CONSEQUÊNCIA DOS DOGMAS RELIGIOSOS - BERTRAND RUSSELL
Penso que todas as grandes religiões do mundo – budismo, hinduísmo, cristianismo, islamismo – são tanto falsas como nocivas. Por questão de lógica, é evidente que, como discordam entre si, não mais do que uma delas pode ser verdadeira. Com pouquíssimas exceções, a religião que um homem aceita é aquela da comunidade em que ele vive, o que torna óbvio o fato de que a influência do ambiente é o que o levou a aceitar a religião em questão. É verdade que os escolásticos inventaram o que professavam ser argumentos lógicos para provar a existência de Deus, e que esses argumentos, ou outros de teor similar, foram aceitos por muitos filósofos eminentes, mas a lógica à qual esses argumentos tradicionais recorreram é de um tipo aristotélico antiquado, que hoje é rejeitado por praticamente todos os lógicos, à exceção de alguns, como os católicos. Entre esses argumentos existe um que não é puramente lógico. Estou falando do argumento da criação. Esse argumento, no entanto, foi destruído por Darwin; e, de todo modo, só poderia ser logicamente respeitável ao custo de abandonar a onipotência de Deus. Além da força de persuasão da lógica, para mim há algo um tanto estranho a respeito das avaliações éticas daqueles que pensam que uma Divindade onipotente, onisciente e benevolente, depois de preparar o solo por milhões de anos de névoas sem vida, poderia considerar-se adequadamente recompensado pelo surgimento final de Hitler, de Stalin e da bomba H.
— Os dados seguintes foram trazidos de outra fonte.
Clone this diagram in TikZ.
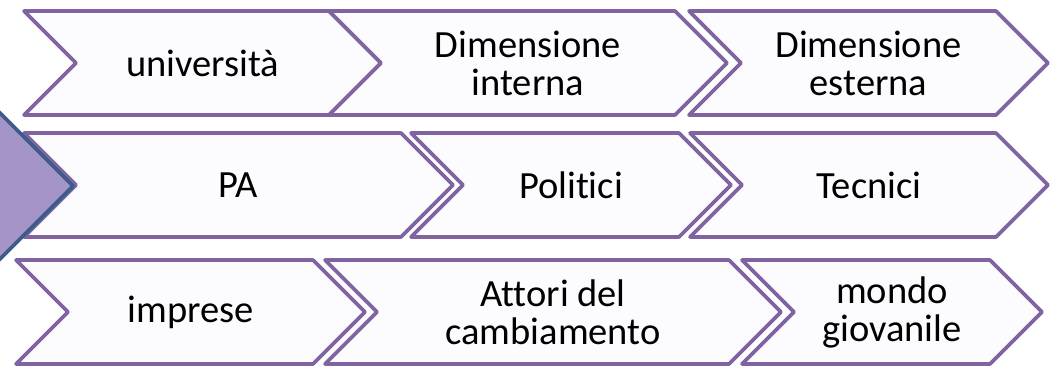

A questão da verdade de uma religião é uma coisa, mas a questão de sua utilidade é outra. Tenho a mesma firme convicção de que as religiões fazem mal, assim como acredito que não sejam verdadeiras.
O mal que uma religião faz é de duas espécies: uma dependendo do tipo de crença que se atribui a ela, e a outra diz respeito aos dogmas específicos em que se acredita. Em relação ao tipo de crença: acredita-se que ter fé é uma virtude – quer dizer, ter uma convicção que não pode ser abalada por provas contrárias. Ou, se uma prova contrária pode levar à dúvida, defende-se a supressão dessa prova contrária. Sob esse preceito, os jovens não tinham permissão de ouvir argumentos, na Rússia (no período da Guerra Fria), em favor do capitalismo, ou, os jovens na América, em favor do comunismo. Isso mantém a fé de ambos intacta e pronta para a guerra sangrenta. A convicção de que é importante acreditar nisso ou naquilo, mesmo que o questionamento livre não embase a crença, é algo comum a quase todas as religiões e inspira todos os sistemas educacionais ligados ao Estado. A consequência disso é que a mente de todos os jovens é tolhida e preenchida com uma hostilidade fanática tanto em relação àqueles que têm outros fanatismos e, de maneira ainda mais virulenta, àquele que fazem objeção a qualquer fanatismo. O hábito de embasar convicções em provas, de dar a elas apenas aquele grau de certeza que a prova admite, caso ele se tornasse geral, curaria a maior parte dos males de que o mundo sofre. Mas, neste momento, na maior parte dos países, a educação objetiva impedir o crescimento de tal hábito, e homens que se recusam a professar sua fé em algum sistema de dogmas sem fundamento não são considerados professores adequados para os jovens.
Os males acima são independentes do credo específico em questão e existem igualmente em todos os credos que são defendidos de maneira dogmática. Mas existe também, na maior parte das religiões, princípios éticos específicos que de fato definem o mal. A condenação católica dos métodos anticoncepcionais, se pudesse prevalecer, faria com que a exterminação da pobreza e a abolição da guerra fossem impossíveis. As crenças hinduístas de que a vaca é um animal sagrado e que é condenável as viúvas voltarem a se casar causam um sofrimento bastante inútil.
Às vezes nos dizem que apenas o fanatismo é capaz de fazer com que um grupo social se torne eficiente. Penso que isso é totalmente contrário às lições da história. O mundo que eu desejaria ver seria livre da virulência das hostilidades grupais e capaz de perceber que a felicidade de todos deve derivar da cooperação, e não da rivalidade. Eu desejaria ver um mundo em que a educação se destinasse à liberdade mental, e não ao aprisionamento da mente dos jovens em uma armadura rígida de dogmas. O mundo precisa de corações abertos e mentes abertas, e isso não pode derivar de sistemas rígidos, sejam eles velhos ou novos.
Prefácio do autor do livro “Por Que Não sou Cristão”.